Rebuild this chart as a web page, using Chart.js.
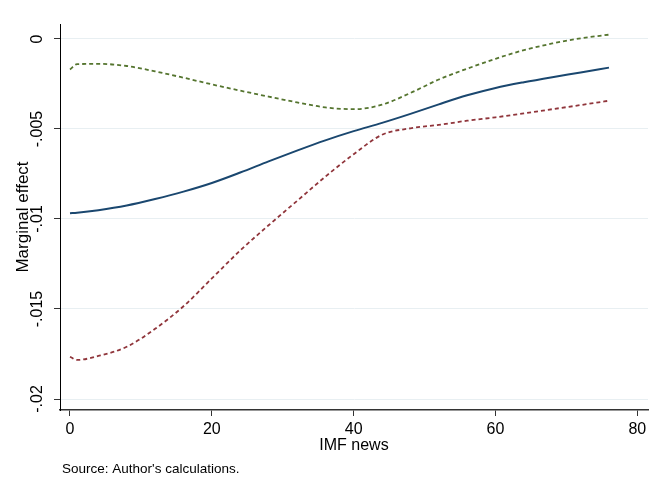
<!DOCTYPE html>
<html>
<head>
<meta charset="utf-8">
<script src="https://cdn.jsdelivr.net/npm/chart.js@4"></script>
<style>
  body { margin: 0; background: #fff; }
  canvas { display: block; }
</style>
</head>
<body>
<canvas id="marginalChart" width="656" height="477"></canvas>
<script>
// IMF news values where the curves were read
const imfNews = [0, 1, 4, 8, 12, 16, 20, 24, 28, 32, 36, 40, 44, 48, 52, 56, 60, 64, 68, 72, 76];

// marginal effect and its confidence bounds
const effect = [-0.00968, -0.00965, -0.00951, -0.00925, -0.00889, -0.00848, -0.00800, -0.00742, -0.00680, -0.00620, -0.00563,
                -0.00512, -0.00466, -0.00416, -0.00363, -0.00313, -0.00272, -0.00240, -0.00212, -0.00186, -0.00159];
const upperBound = [-0.00169, -0.00140, -0.00138, -0.00150, -0.00180, -0.00215, -0.00252, -0.00287, -0.00320, -0.00352, -0.00380,
                    -0.00390, -0.00365, -0.00300, -0.00225, -0.00165, -0.00110, -0.00062, -0.00025, 0.00004, 0.00024];
const lowerBound = [-0.01765, -0.01783, -0.01761, -0.01710, -0.01610, -0.01485, -0.01330, -0.01175, -0.01035, -0.00900, -0.00765,
                    -0.00640, -0.00532, -0.00496, -0.00477, -0.00454, -0.00435, -0.00413, -0.00390, -0.00367, -0.00343];

const xTicks = [0, 20, 40, 60, 80];
const yTicks = [-0.02, -0.015, -0.01, -0.005, 0];
const yTickLabels = ['-.02', '-.015', '-.01', '-.005', '0'];

const FONT = 'Liberation Sans, Arial, sans-serif';

function toPoints(values) {
    return imfNews.map((x, i) => ({ x: x, y: values[i] }));
}

/* ================= SOURCE NOTE ================= */
const sourceNote = {
    id: 'sourceNote',
    afterDraw(chart) {
        const ctx = chart.ctx;
        ctx.save();
        ctx.font = '13.5px ' + FONT;
        ctx.fillStyle = '#000';
        ctx.textAlign = 'left';
        ctx.textBaseline = 'alphabetic';
        ctx.fillText("Source: Author's calculations.", 62, 473);
        ctx.restore();
    }
};

new Chart(document.getElementById('marginalChart'), {
    type: 'line',
    data: {
        datasets: [
            {
                label: 'upper',
                data: toPoints(upperBound),
                borderColor: '#55752f',
                borderWidth: 1.8,
                borderDash: [4, 3],
                pointRadius: 0,
                cubicInterpolationMode: 'monotone',
                fill: false
            },
            {
                label: 'effect',
                data: toPoints(effect),
                borderColor: '#1a476f',
                borderWidth: 2,
                pointRadius: 0,
                cubicInterpolationMode: 'monotone',
                fill: false
            },
            {
                label: 'lower',
                data: toPoints(lowerBound),
                borderColor: '#90353b',
                borderWidth: 1.8,
                borderDash: [4, 3],
                pointRadius: 0,
                cubicInterpolationMode: 'monotone',
                fill: false
            }
        ]
    },
    options: {
        responsive: false,
        animation: false,
        layout: { padding: { top: 24, right: 8, bottom: 22, left: 0 } },
        plugins: {
            legend: { display: false },
            tooltip: { enabled: false }
        },
        scales: {
            x: {
                type: 'linear',
                min: -1.41,
                max: 81.5,
                afterBuildTicks(scale) {
                    scale.ticks = xTicks.map(v => ({ value: v }));
                },
                afterFit(scale) { scale.height = 45; },
                border: { display: true, color: '#333', width: 1.5 },
                grid: { drawOnChartArea: false, drawTicks: true, tickLength: 6, tickColor: '#333', tickWidth: 1 },
                ticks: { color: '#000', font: { family: FONT, size: 16 }, padding: 4, maxRotation: 0 },
                title: {
                    display: true,
                    text: 'IMF news',
                    color: '#000',
                    font: { family: FONT, size: 16 },
                    padding: { top: 0, bottom: 0 }
                }
            },
            y: {
                type: 'linear',
                min: -0.020611,
                max: 0.000833,
                afterBuildTicks(scale) {
                    scale.ticks = yTicks.map(v => ({ value: v }));
                },
                afterFit(scale) { scale.width = 60; },
                border: { display: true, color: '#000', width: 1 },
                grid: { color: '#e8eff2', lineWidth: 1, drawTicks: true, tickLength: 6, tickColor: '#333', tickWidth: 1 },
                ticks: {
                    color: '#000',
                    font: { family: FONT, size: 16 },
                    minRotation: 90,
                    maxRotation: 90,
                    crossAlign: 'center',
                    padding: -2,
                    callback: function (value) {
                        const i = yTicks.findIndex(t => Math.abs(t - value) < 1e-9);
                        return i >= 0 ? yTickLabels[i] : '';
                    }
                },
                title: {
                    display: true,
                    text: 'Marginal effect',
                    color: '#000',
                    font: { family: FONT, size: 17 },
                    padding: { top: 13, bottom: 0 }
                }
            }
        }
    },
    plugins: [sourceNote]
});
</script>
</body>
</html>
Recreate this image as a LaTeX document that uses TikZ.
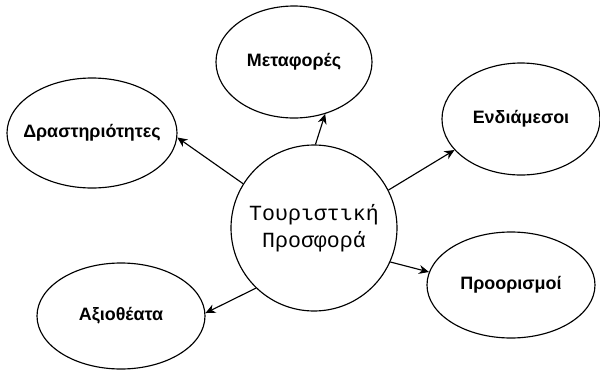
\documentclass[tikz,border=0pt]{standalone}
\usepackage{fontspec}
\setmainfont{Liberation Sans}
\newfontfamily\monofont{Liberation Mono}
\usetikzlibrary{arrows.meta,shapes.geometric}
\tikzset{
    oval/.style={draw,ellipse,line width=0.65pt,inner sep=0pt},
    hub/.style={draw,circle,line width=0.65pt,inner sep=0pt,minimum size=166*0.02cm,align=center},
    lbl/.style={font=\fontsize{10.2}{12}\selectfont\bfseries},
    link/.style={-{Stealth[length=10*0.02cm,width=9*0.02cm]},line width=0.65pt},
}
\begin{document}
\begin{tikzpicture}[x=0.02cm, y=-0.02cm]
% canvas
                \useasboundingbox (0,0) rectangle (600,373);
% --- centre ---
                \node[hub, font=\monofont\fontsize{12.3}{15.4}\selectfont] (tour) at (314,228) {Τουριστική\\Προσφορά};
% --- outer ovals ---
                \node[oval, minimum width=156*0.02cm, minimum height=112*0.02cm] (metaf) at (294,62) {};
                \node[lbl] at (metaf) {Μεταφορές};
                \node[oval, minimum width=170*0.02cm, minimum height=110*0.02cm] (drast) at (92,133) {};
                \node[lbl] at (drast) {Δραστηριότητες};
                \node[oval, minimum width=158*0.02cm, minimum height=112*0.02cm] (endia) at (521,119) {};
                \node[lbl] at (endia) {Ενδιάμεσοι};
                \node[oval, minimum width=168*0.02cm, minimum height=106*0.02cm] (axio) at (121,316) {};
                \node[lbl] at (axio) {Αξιοθέατα};
                \node[oval, minimum width=168*0.02cm, minimum height=106*0.02cm] (proor) at (511,285) {};
                \node[lbl] at (proor) {Προορισμοί};
% --- arrows ---
                \draw[link] (tour.148) -- (drast.-3);
                \draw[link] (tour.89) -- (metaf.-59);
                \draw[link] (tour.27) -- (endia.205);
                \draw[link] (tour.-24) -- (proor.171);
                \draw[link] (tour.226) -- (axio.2);
\end{tikzpicture}
\end{document}
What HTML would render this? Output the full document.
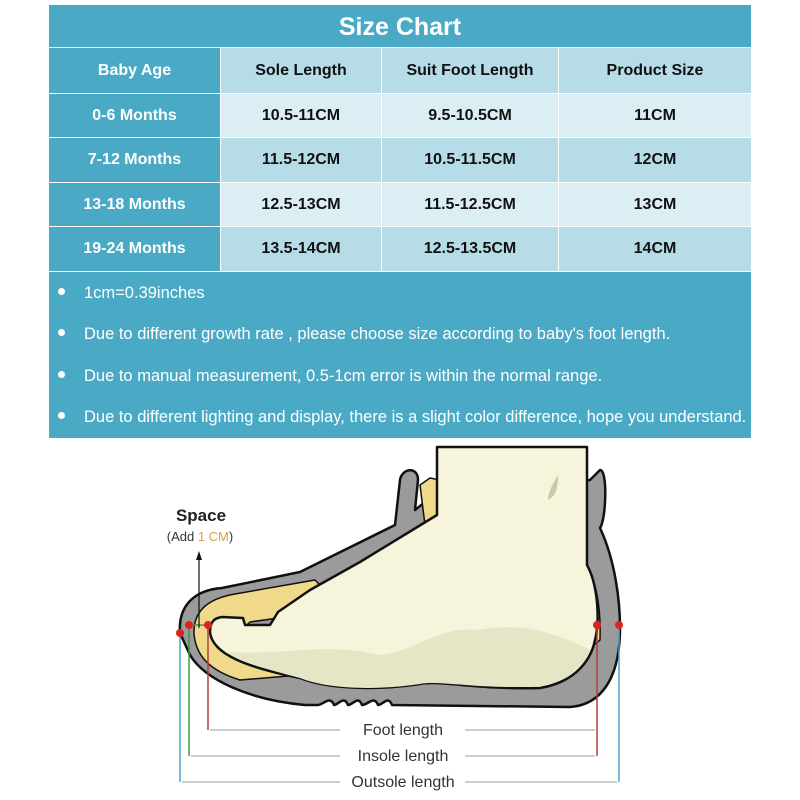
────────────────
● **Goal of the exercise**
Provide only the number of lines in the entries that hold the word "this".

● **Response to the task**
3